Des formations pour protéger de la violence les employés de la santé sont réclamées

Au Québec, plusieurs formations sont proposées par des organismes et associations se souciant de la sécurité des travailleurs. Mais rien n’oblige les établissements de santé à les offrir à leurs employés.
Photo: iStock Au Québec, plusieurs formations sont proposées par des organismes et associations se souciant de la sécurité des travailleurs. Mais rien n’oblige les établissements de santé à les offrir à leurs employés.

Inquiets de voir les cas de violence au travail se répéter dans le secteur de la santé, des travailleurs et experts du milieu demandent une meilleure formation du personnel pour prévenir les agressions dans les milieux plus à risque.

Menaces, insultes, coups de pied, gifles… les employés oeuvrant auprès des malades sont souvent victimes de violence sur leur milieu de travail. Il y a deux semaines, un homme de 25 ans a violemment agressé une infirmière et une préposée aux bénéficiaires à l’Hôpital général de Montréal.

En 2015, sur l’ensemble des secteurs d’activité, la plus grande part des lésions attribuables à la violence en milieu de travail (soit 32,8 %) concernait le personnel de la santé. 664 cas ont été enregistrés par la Commission des normes, de l’équité, de la santé et de la sécurité du travail.

Des chiffres qui inquiètent le directeur du Centre d’étude sur le trauma à l’Institut universitaire en santé mentale de Montréal, Stéphane Guay. À ses yeux une meilleure formation des employés travaillant avec des patients susceptibles d’avoir un comportement violent est nécessaire pour réduire le nombre d’agressions, particulièrement en milieu hospitalier psychiatrique.
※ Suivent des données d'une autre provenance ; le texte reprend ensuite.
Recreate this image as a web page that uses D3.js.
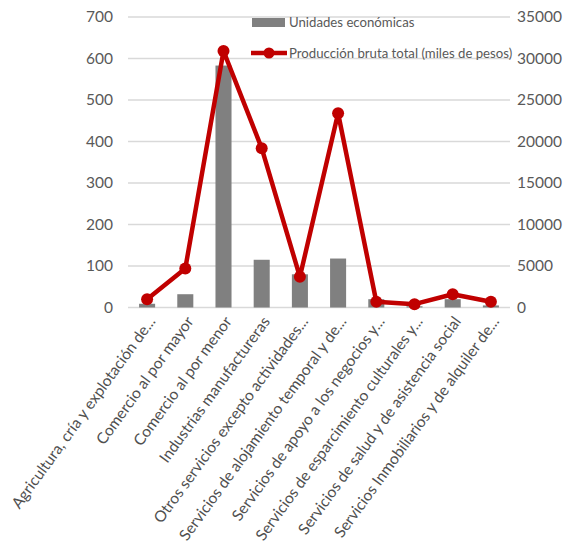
<!DOCTYPE html>
<html><head><meta charset="utf-8">
<script src="https://cdn.jsdelivr.net/npm/d3@7"></script>
<style>body{margin:0;background:#fff;} svg{display:block;font-family:Lato,"Open Sans",sans-serif;}</style>
</head><body>
<svg id="c" width="574" height="550"></svg>
<script>
const categories = [
  "Agricultura, cría y explotación de...",
  "Comercio al por mayor",
  "Comercio al por menor",
  "Industrias manufactureras",
  "Otros servicios excepto actividades...",
  "Servicios de alojamiento temporal y de...",
  "Servicios de apoyo a los negocios y...",
  "Servicios de esparcimiento culturales y...",
  "Servicios de salud y de asistencia social",
  "Servicios Inmobiliarios y de alquiler de..."
];
const unidades = [9, 32, 583, 115, 80, 118, 20, 3, 20, 5];
const produccion = [1000, 4700, 30900, 19200, 3700, 23400, 700, 400, 1600, 700];
const leftTicks = [0, 100, 200, 300, 400, 500, 600, 700];
const rightTicks = [0, 5000, 10000, 15000, 20000, 25000, 30000, 35000];
const seriesNames = ["Unidades económicas", "Producción bruta total (miles de pesos)"];

const svg = d3.select("#c");
const L = 128, R = 510, T = 17, B = 307.5;
const x = d3.scaleBand().domain(categories).range([L, R]).paddingInner(0.58).paddingOuter(0.29);
const yL = d3.scaleLinear().domain([0, 700]).range([B, T]);
const yR = d3.scaleLinear().domain([0, 35000]).range([B, T]);
const textCol = "#595959";

// gridlines
svg.append("g").selectAll("line").data(leftTicks).join("line")
  .attr("x1", L).attr("x2", R).attr("y1", d => yL(d)).attr("y2", d => yL(d))
  .attr("stroke", "#d9d9d9").attr("stroke-width", 1.5);

// left axis
const gl = svg.append("g").attr("transform", `translate(${L},0)`)
  .call(d3.axisLeft(yL).tickValues(leftTicks).tickSize(0).tickPadding(15));
gl.select(".domain").remove();
gl.selectAll("text").attr("fill", textCol).style("font-size", "15.5px").style("font-family", "Lato");

// right axis
const gr = svg.append("g").attr("transform", `translate(${R},0)`)
  .call(d3.axisRight(yR).tickValues(rightTicks).tickFormat(d3.format("d")).tickSize(0).tickPadding(7));
gr.select(".domain").remove();
gr.selectAll("text").attr("fill", textCol).style("font-size", "15.5px").style("font-family", "Lato");

// bars
svg.append("g").selectAll("rect").data(unidades).join("rect")
  .attr("x", (d, i) => x(categories[i]))
  .attr("width", x.bandwidth())
  .attr("y", d => yL(d))
  .attr("height", d => B - yL(d))
  .attr("fill", "#808080");

// line
const cx = i => x(categories[i]) + x.bandwidth() / 2;
svg.append("path").datum(produccion)
  .attr("d", d3.line().x((d, i) => cx(i)).y(d => yR(d)))
  .attr("fill", "none").attr("stroke", "#c00000").attr("stroke-width", 4.5).attr("stroke-linejoin", "round");
svg.append("g").selectAll("circle").data(produccion).join("circle")
  .attr("cx", (d, i) => cx(i)).attr("cy", d => yR(d)).attr("r", 6).attr("fill", "#c00000");

// category labels
svg.append("g").selectAll("text").data(categories).join("text")
  .attr("transform", (d, i) => `translate(${cx(i) + 9},${B + 14}) rotate(-54)`)
  .attr("text-anchor", "end")
  .attr("fill", "#505050").style("font-size", "15.5px")
  .text(d => d);

// legend
const lg = svg.append("g");
lg.append("rect").attr("x", 252).attr("y", 18).attr("width", 33).attr("height", 9).attr("fill", "#808080");
lg.append("text").attr("x", 289).attr("y", 27).attr("fill", textCol).style("font-size", "13.2px").text(seriesNames[0]);
lg.append("line").attr("x1", 251).attr("x2", 287).attr("y1", 53).attr("y2", 53).attr("stroke", "#c00000").attr("stroke-width", 4.5);
lg.append("circle").attr("cx", 269).attr("cy", 53).attr("r", 5.5).attr("fill", "#c00000");
lg.append("text").attr("x", 289).attr("y", 58).attr("fill", textCol).style("font-size", "13.2px").text(seriesNames[1]);
</script>
</body></html>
Une opinion partagée par Daniel-Martin Leduc qui travaille aux urgences de l’Hôpital général de Montréal. « Le problème doit être pris en amont, il faudrait une formation adéquate pour être préparé à ça au quotidien », estime M. Leduc.

L’infirmier confie assister à des scènes de violence verbale et physique chaque jour. Son ancienne collègue Marie-Ève Carignan et lui ont été agressés par une patiente en psychiatrie l’année passée. « Elle m’a d’abord fait des menaces de mort, ensuite elle s’est jetée sur moi. Elle me tenait par les cheveux et me frappait », raconte Mme Carignan. Il a fallu que M. Leduc, lui-même mordu « jusqu’au sang », lui vienne en aide.

Aucune obligation

 

Au Québec, plusieurs formations sont proposées par des organismes et associations se souciant de la sécurité des travailleurs. Mais rien n’oblige les établissements de santé à les offrir à leurs employés. « Les établissements sont responsables et autonomes dans le choix des formations données à leur personnel, dont ils sont les mieux placés pour identifier les besoins spécifiques », indique le ministère de la Santé et des Services sociaux.

Dans ses recherches, M. Guay a pu évaluer les effets de la formation Oméga. Proposée par l’Association paritaire pour la santé et la sécurité du travail du secteur des affaires sociales depuis la fin des années 1990, cette approche est de plus en plus utilisée dans le secteur psychiatrique, note-t-il. « C’est une méthode de pacification verbale. Elle permet d’identifier un individu qui montrerait des indices de violence ou d’agressivité et d’intervenir avant qu’il passe à l’acte ».

« Ça donne confiance [aux employés] de bien gérer leurs patients et on voit une amélioration de leur santé mentale. » M. Guay reconnaît par contre qu’il n’a pas été prouvé que le nombre d’agressions diminue significativement après la formation. « En même temps, si on apprend à dépister les comportements violents, c’est logique qu’on en déclare davantage. »

De son côté, la présidente de la Fédération interprofessionnelle de la santé du Québec, Régine Laurent, estime que la formation « ne règle pas tout » et montre du doigt les compressions budgétaires du gouvernement qui forcent la réduction du personnel. « C’est difficile d’intervenir seul face à une personne en crise. Il faut évaluer un quota de personnel selon les besoins des patients. »

Banalisation du problème

 

« C’est pas normal de subir de la violence en milieu de travail, il faut le dénoncer », s’offusque Mme Laurent, soulignant que trop d’employés ne rapportent pas avoir été victimes d’une agression.

M. Guay a en effet constaté qu’une culture de la banalisation de la violence règne dans le milieu. « Ça fait partie de la job. Certains ont même peur d’être jugés négativement par leurs collègues ou supérieurs s’ils veulent se plaindre. »

Selon lui, les directeurs des services de santé devraient justement suivre une formation pour faire de la prévention et effectuer un suivi adéquat auprès de leurs employés victimes de violence. Une prise en charge à l’heure actuelle « quasi inexistante », note-t-il.